Given instruction
Take the data below and extract the lines from the one with "Write a web" to the one with "const BAR_W = 87;", inclusive, exactly as written.

Provided records
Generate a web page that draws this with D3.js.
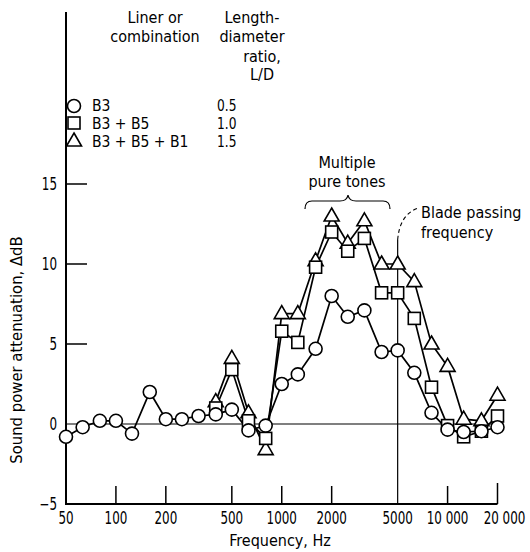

---

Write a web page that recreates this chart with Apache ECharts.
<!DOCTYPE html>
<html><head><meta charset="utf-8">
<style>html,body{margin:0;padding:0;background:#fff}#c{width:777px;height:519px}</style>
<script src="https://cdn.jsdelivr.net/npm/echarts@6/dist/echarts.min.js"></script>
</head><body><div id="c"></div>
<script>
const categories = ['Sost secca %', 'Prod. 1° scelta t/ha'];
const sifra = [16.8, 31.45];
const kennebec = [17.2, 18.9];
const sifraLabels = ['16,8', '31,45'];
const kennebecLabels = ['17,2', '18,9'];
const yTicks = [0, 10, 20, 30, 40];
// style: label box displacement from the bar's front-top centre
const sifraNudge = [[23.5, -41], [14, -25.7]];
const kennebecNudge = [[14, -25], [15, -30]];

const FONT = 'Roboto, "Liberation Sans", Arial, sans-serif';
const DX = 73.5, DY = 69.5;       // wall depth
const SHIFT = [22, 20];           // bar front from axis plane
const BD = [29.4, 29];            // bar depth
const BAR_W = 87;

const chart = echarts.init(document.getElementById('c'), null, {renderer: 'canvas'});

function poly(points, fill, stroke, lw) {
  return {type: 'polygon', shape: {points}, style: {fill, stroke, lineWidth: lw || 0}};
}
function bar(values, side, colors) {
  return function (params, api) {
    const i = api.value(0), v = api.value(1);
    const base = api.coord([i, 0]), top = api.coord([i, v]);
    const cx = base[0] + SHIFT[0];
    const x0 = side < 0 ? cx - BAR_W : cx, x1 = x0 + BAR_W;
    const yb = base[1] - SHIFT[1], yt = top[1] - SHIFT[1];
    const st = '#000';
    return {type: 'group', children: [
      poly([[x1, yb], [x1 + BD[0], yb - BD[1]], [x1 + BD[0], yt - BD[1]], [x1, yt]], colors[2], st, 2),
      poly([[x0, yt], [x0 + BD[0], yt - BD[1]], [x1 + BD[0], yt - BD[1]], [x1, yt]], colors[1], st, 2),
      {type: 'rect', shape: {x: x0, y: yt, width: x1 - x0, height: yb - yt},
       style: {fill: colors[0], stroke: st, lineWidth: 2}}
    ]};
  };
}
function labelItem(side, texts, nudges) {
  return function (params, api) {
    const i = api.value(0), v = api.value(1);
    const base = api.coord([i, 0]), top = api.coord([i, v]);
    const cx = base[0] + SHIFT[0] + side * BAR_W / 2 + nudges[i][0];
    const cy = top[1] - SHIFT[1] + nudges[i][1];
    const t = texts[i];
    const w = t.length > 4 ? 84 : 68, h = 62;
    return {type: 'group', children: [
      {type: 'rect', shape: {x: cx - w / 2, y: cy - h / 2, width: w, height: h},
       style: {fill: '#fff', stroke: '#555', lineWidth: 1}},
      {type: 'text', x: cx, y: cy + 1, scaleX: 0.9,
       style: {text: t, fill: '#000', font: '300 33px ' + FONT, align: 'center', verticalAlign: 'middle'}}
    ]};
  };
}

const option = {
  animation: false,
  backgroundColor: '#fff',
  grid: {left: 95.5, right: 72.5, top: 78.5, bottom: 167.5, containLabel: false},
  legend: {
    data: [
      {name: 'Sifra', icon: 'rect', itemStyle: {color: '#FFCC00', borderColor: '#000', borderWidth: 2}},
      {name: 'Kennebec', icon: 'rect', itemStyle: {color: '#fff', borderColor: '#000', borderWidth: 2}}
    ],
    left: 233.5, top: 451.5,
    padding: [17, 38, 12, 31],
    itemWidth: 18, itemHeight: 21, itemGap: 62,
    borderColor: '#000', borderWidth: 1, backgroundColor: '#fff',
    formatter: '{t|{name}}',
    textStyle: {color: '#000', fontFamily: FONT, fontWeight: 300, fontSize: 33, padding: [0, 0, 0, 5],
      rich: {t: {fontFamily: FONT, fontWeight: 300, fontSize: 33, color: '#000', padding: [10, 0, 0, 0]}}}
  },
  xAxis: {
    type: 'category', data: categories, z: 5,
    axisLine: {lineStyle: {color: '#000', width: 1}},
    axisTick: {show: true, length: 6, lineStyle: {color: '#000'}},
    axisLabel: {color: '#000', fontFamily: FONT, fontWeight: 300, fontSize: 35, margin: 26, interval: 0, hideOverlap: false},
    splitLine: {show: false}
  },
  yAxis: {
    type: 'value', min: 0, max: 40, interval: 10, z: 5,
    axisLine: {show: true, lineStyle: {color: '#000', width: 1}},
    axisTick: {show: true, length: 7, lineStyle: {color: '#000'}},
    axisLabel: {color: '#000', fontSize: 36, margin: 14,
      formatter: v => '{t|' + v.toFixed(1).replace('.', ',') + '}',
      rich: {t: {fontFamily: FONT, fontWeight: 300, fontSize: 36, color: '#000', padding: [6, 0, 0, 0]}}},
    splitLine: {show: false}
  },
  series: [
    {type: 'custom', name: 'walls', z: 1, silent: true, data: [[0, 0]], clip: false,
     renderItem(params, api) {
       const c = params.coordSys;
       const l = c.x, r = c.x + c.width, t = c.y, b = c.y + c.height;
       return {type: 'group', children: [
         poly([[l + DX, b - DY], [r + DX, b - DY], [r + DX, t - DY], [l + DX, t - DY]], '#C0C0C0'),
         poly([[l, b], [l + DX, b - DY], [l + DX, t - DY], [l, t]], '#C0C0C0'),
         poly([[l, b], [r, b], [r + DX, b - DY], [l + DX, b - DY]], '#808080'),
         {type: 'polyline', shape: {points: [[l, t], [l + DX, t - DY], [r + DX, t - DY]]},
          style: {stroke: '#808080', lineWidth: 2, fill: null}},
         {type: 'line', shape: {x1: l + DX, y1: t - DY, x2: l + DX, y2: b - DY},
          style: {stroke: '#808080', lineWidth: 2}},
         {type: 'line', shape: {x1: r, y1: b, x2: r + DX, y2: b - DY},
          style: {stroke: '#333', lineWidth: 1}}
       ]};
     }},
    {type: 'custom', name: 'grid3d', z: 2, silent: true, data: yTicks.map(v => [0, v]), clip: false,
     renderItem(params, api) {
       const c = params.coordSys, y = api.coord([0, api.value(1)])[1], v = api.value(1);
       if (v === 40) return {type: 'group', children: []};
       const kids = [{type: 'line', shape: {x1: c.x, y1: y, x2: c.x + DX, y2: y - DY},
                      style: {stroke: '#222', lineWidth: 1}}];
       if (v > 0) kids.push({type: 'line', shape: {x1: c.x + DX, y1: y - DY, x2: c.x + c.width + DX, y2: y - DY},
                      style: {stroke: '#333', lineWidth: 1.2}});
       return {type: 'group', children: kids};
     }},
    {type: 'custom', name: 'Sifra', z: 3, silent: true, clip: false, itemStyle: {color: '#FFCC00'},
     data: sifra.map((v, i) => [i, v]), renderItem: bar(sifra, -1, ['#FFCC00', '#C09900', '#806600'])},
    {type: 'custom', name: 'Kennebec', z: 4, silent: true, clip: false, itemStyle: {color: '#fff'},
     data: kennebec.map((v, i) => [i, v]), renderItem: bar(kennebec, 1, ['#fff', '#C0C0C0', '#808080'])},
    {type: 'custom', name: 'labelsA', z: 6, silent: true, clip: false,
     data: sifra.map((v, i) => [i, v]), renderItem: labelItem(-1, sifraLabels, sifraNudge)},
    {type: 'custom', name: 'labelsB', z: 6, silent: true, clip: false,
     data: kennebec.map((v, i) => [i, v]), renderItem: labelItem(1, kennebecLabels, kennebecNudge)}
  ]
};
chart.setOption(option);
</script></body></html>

Worked solution
Write a web page that recreates this chart with Apache ECharts.
<!DOCTYPE html>
<html><head><meta charset="utf-8">
<style>html,body{margin:0;padding:0;background:#fff}#c{width:777px;height:519px}</style>
<script src="https://cdn.jsdelivr.net/npm/echarts@6/dist/echarts.min.js"></script>
</head><body><div id="c"></div>
<script>
const categories = ['Sost secca %', 'Prod. 1° scelta t/ha'];
const sifra = [16.8, 31.45];
const kennebec = [17.2, 18.9];
const sifraLabels = ['16,8', '31,45'];
const kennebecLabels = ['17,2', '18,9'];
const yTicks = [0, 10, 20, 30, 40];
// style: label box displacement from the bar's front-top centre
const sifraNudge = [[23.5, -41], [14, -25.7]];
const kennebecNudge = [[14, -25], [15, -30]];

const FONT = 'Roboto, "Liberation Sans", Arial, sans-serif';
const DX = 73.5, DY = 69.5;       // wall depth
const SHIFT = [22, 20];           // bar front from axis plane
const BD = [29.4, 29];            // bar depth
const BAR_W = 87;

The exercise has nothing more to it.